Pollock is the second CU-Boulder faculty member to win a national Professor of the Year award. Nobel laureate Carl Wieman, also a physics professor, was honored with the designation in 2004.
“We are delighted to again have one of our professors named U.S. Professor of the Year,” said CU-Boulder Chancellor Philip P. DiStefano. “Steven Pollock’s work is a credit to him, our physics department and the dynamic teaching and research of our entire faculty.”
The U.S. Professor of the Year awards recognize the most outstanding undergraduate instructors in the country. Each year, a professor is chosen from four institutional categories.
Pollock, who is being honored in the category of doctoral and research universities, was chosen from a field of more than 350 distinguished nominees from across the country.
Pollock began teaching at CU-Boulder in 1993, when he took a job as an assistant professor in the field of theoretical nuclear physics. Over the last two decades, he has taught the full range of physics classes available to undergraduates, from introductory level courses, including the Physics of Sound and Music, to upper-division classes for physics majors, such as Principles of Electricity and Magnetism II, which he is instructing this semester.
“I care a lot about every student in my class, from introductory non-majors to advanced students,” Pollock said. “Some of them start out dreading physics, and it’s a real pleasure watching them turn on to the topic. It’s wonderful to help people see that physics is about their life, that physics is relevant to their future, that it’s interesting, a powerful way of examining the world around them, and that they can do it.”
Pollock says his teaching philosophy is rooted firmly in using strategies that have been proven to work. “Whenever possible, we should use evidence-based research to support whatever we do in class,” he said.
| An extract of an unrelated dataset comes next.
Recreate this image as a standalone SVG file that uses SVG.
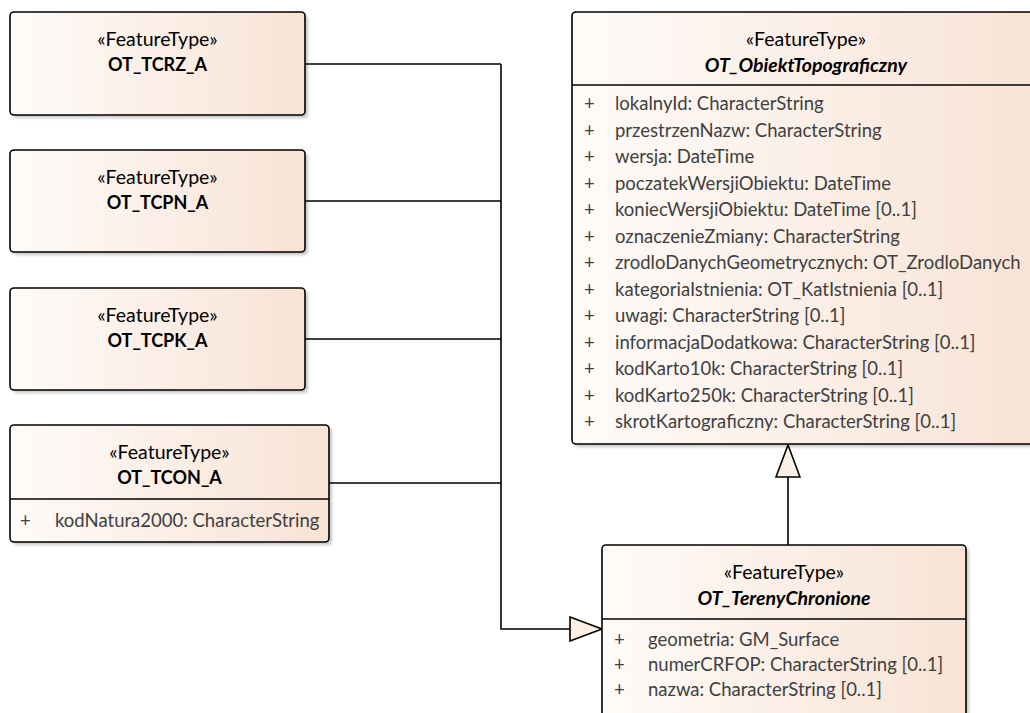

Pollock’s passion for teaching has overflowed into his research career—he now studies the effectiveness of different pedagogical techniques, especially in upper-division physics classes—and has earned him numerous teaching laurels.
Pollock received the Chancellor’s Award for Excellence in STEM Education, Innovation and Research in 2009; the CU President’s Teaching Scholar award in 2008; the Sigma Pi Sigma Favorite Physics Professor award multiple times; CU-Boulder’s Best Should Teach gold award in 2006; and the Boulder Faculty Assembly Teaching Excellence Award in 1998, among others. He became a Pew-Carnegie National Teaching Scholar in 2001.
Pollock’s teaching successes reflect on the larger culture of CU-Boulder’s Department of Physics, which values effective teaching.
“The people who created the culture that teaching is important were the legends in this department’s history, like Al Bartlett, George Gamow, Jack Kraushaar and John Taylor,” said Professor Paul Beale, chair of the physics department. “They conveyed to the young assistant professors that teaching is rewarding, valued and appreciated.”
CU-Boulder’s physics department has produced four University of Colorado President’s Teaching Scholars.
Pollock is being honored today at a luncheon at the Ronald Reagan Building and International Trade Center in Washington, D.C.
This year, a state Professor of the Year award also is being given in 36 states. CU-Boulder has been honored with three state winners in previous years: physics Professor John Taylor in 1989, chemical engineering Professor Klaus Timmerhaus in 1993 and anthropology Professor Dennis Van Gerven in 1998.
CASE and the Carnegie Foundation have been partners in offering the U.S. Professors of the Year awards program since 1981.
The Carnegie Foundation for the Advancement of Teaching is an independent policy and research center that supports needed transformations in American education through tighter connections between teaching practice, evidence of student learning, the communication and use of this evidence, and structured opportunities to build knowledge.
Headquartered in Washington, D.C., with offices in London, Singapore and Mexico City, the Council for Advancement and Support of Education is a professional association serving educational institutions and the advancement professionals at all levels who work in alumni relations, communications, fundraising, marketing and other areas.